NEWPORT NEWS, Va. (WAVY) – Two experts on the economy are trying to see their way through murky indicators as they lay out their forecast for Hampton Roads. Old Dominion University Professors Bob McNab and Vinod Agarwal shared their insights Friday morning with a Peninsula Chamber of Commerce crowd at the Holiday Inn.

“Consumers and businesses are increasingly sour about the prospects for economic growth over the next year,” McNab said.

Agarwal talked about Trump administration policy with tariffs.

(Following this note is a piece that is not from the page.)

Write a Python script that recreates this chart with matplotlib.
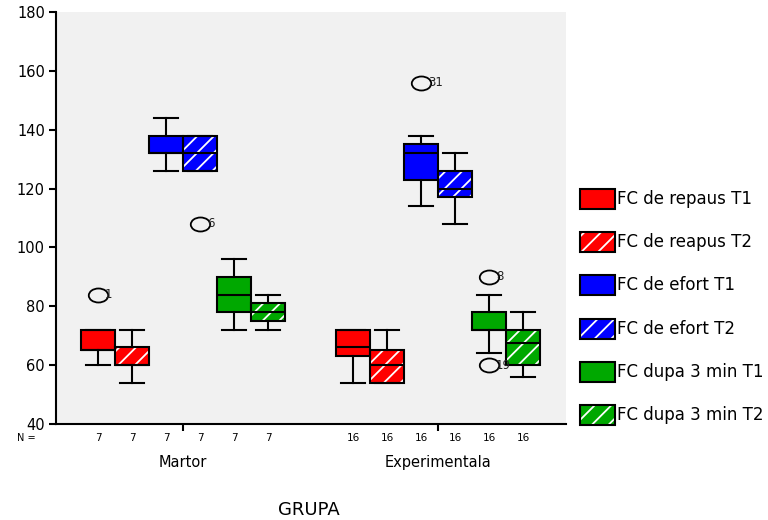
import matplotlib
matplotlib.use("Agg")
import matplotlib.pyplot as plt
from matplotlib.patches import PathPatch, Rectangle
from matplotlib.path import Path

# data
groups = ['Martor', 'Experimentala']
n_counts = [7, 16]
series = ['FC de repaus T1', 'FC de reapus T2', 'FC de efort T1',
          'FC de efort T2', 'FC dupa 3 min T1', 'FC dupa 3 min T2']
colors = ['#ff0000', '#ff0000', '#0000ff', '#0000ff', '#00a800', '#00a800']
hatched = [False, True, False, True, False, True]

# box stats per series: lower whisker, Q1, median, Q3, upper whisker
martor_whislo = [60, 54, 126, 126, 72, 72]
martor_q1 = [65, 60, 132, 126, 78, 75]
martor_med = [65, 60, 132, 132, 84, 78]
martor_q3 = [72, 66, 138, 138, 90, 81]
martor_whishi = [72, 72, 144, 138, 96, 84]
martor_fliers = [[84], [], [], [108], [], []]
martor_flier_ids = [['1'], [], [], ['6'], [], []]

exp_whislo = [54, 54, 114, 108, 64, 56]
exp_q1 = [63, 54, 123, 117, 72, 60]
exp_med = [66, 60, 132, 120, 72, 67.5]
exp_q3 = [72, 65, 135, 126, 78, 72]
exp_whishi = [72, 72, 138, 132, 84, 78]
exp_fliers = [[], [], [156], [], [90, 60], []]
exp_flier_ids = [[], [], ['31'], [], ['8', '19'], []]

plt.rcParams['font.family'] = ['DejaVu Sans']
plt.rcParams['hatch.color'] = 'white'
plt.rcParams['hatch.linewidth'] = 1.3

# flattened circle, like the SPSS outlier mark
circ = Path.unit_circle()
oval = Path(circ.vertices * [1.0, 0.72], circ.codes)

W, H = 768, 520
fig = plt.figure(figsize=(W / 100, H / 100), dpi=100)
ax = fig.add_axes([56 / W, 1 - 424 / H, 510 / W, 412 / H])
ax.set_facecolor('#f1f1f1')

group_centers = [0, 7.5]
all_stats = [
    (martor_whislo, martor_q1, martor_med, martor_q3, martor_whishi, martor_fliers, martor_flier_ids),
    (exp_whislo, exp_q1, exp_med, exp_q3, exp_whishi, exp_fliers, exp_flier_ids),
]

for gc, n, st in zip(group_centers, n_counts, all_stats):
    wlo, q1, med, q3, whi, fl, ids = st
    pos = [gc - 2.5 + k for k in range(len(series))]
    bstats = []
    for k in range(len(series)):
        bstats.append(dict(whislo=wlo[k], q1=q1[k], med=med[k], q3=q3[k],
                           whishi=whi[k], fliers=fl[k]))
    res = ax.bxp(bstats, positions=pos, widths=1.0, capwidths=0.7,
                 patch_artist=True, showfliers=True,
                 boxprops=dict(edgecolor='white', linewidth=0),
                 medianprops=dict(color='black', linewidth=1.5),
                 whiskerprops=dict(color='black', linewidth=1.5),
                 capprops=dict(color='black', linewidth=1.5),
                 flierprops=dict(marker=oval, markersize=14, markerfacecolor='none',
                                 markeredgecolor='black', markeredgewidth=1.3))
    for k, b in enumerate(res['boxes']):
        b.set_facecolor(colors[k])
        if hatched[k]:
            b.set_hatch('//')
        ax.add_patch(PathPatch(b.get_path(), fill=False, edgecolor='black',
                               linewidth=1.5, zorder=b.get_zorder() + 0.1))
    for k in range(len(series)):
        for v, lab in zip(fl[k], ids[k]):
            ax.text(pos[k] + 0.2, v, lab, fontsize=8.5, ha='left', va='center',
                    color='#222222')
        ax.text(pos[k], -0.035, str(n), transform=ax.get_xaxis_transform(),
                ha='center', va='center', fontsize=7.5)

ax.text(-0.058, -0.035, 'N =', transform=ax.transAxes, ha='center', va='center', fontsize=7)

ax.set_xlim(-3.74, 11.26)
ax.set_ylim(40, 180)
ax.set_yticks(range(40, 181, 20))
ax.set_xticks(group_centers)
ax.set_xticklabels(groups, fontsize=10.5)
ax.tick_params(axis='x', length=5, width=1.5, pad=17)
ax.tick_params(axis='y', length=5, width=1.5, labelsize=10.5, pad=3)
for s in ['top', 'right']:
    ax.spines[s].set_visible(False)
for s in ['left', 'bottom']:
    ax.spines[s].set_linewidth(1.5)

fig.text(309 / W, 1 - 510 / H, 'GRUPA', ha='center', va='center', fontsize=13)

# legend drawn as swatches to keep the white hatch
for k, name in enumerate(series):
    yc = 199 + k * 43.2
    sw = Rectangle((580 / W, 1 - (yc + 10) / H), 35 / W, 20 / H, transform=fig.transFigure,
                   facecolor=colors[k], edgecolor='white', linewidth=0,
                   hatch='//' if hatched[k] else None)
    fig.add_artist(sw)
    fig.add_artist(Rectangle((580 / W, 1 - (yc + 10) / H), 35 / W, 20 / H,
                             transform=fig.transFigure, fill=False,
                             edgecolor='black', linewidth=1.5))
    fig.text(617 / W, 1 - yc / H, name, ha='left', va='center', fontsize=12)

fig.savefig('out.png', dpi=100)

“Off again, on again, off again, on again. That does not help,” he said. “We’d rather have a policy whether we like it or not. Once you have policy, we can then plan our lives. We have proposed cuts in NASA budgets, proposed cuts in Jefferson Labs.”

Earlier this year, McNab was calling for growth of more than 2.5% — provided there were no major changes to trade, immigration, tax and spending policies.

“We’re now forecasting that the U.S. will grow by less than 1.5%,” McNab said.

“Virginia will grow by 1%. On the other hand, Hampton Roads may grow more than 2%,” because government spending on defense is expected to increase and “provide a large cushion for the Hampton Roads economy,” Agarwal said.

McNab also mentioned the uncertainty surround the Port of Virginia. “Even though the port is not as vulnerable as ports on the West Coast to tariffs, it still will experience some of the impact of changes for tariffs over the coming months.”

And if the budget plan known as the Big Beautiful Bill passes, buying a home will get tougher.

“Mortgage rates are high, expect them to stay high,” Agarwal said. “Get used to higher interest rates.”

“If you are looking for a home, we’re in an environment where interest rates are much higher than they normally would be,” McNab said.

McNab says the the best thing to do right now is prepare, and not panic. Take a look at your finances; see what you could cut out of your budget to increase your savings.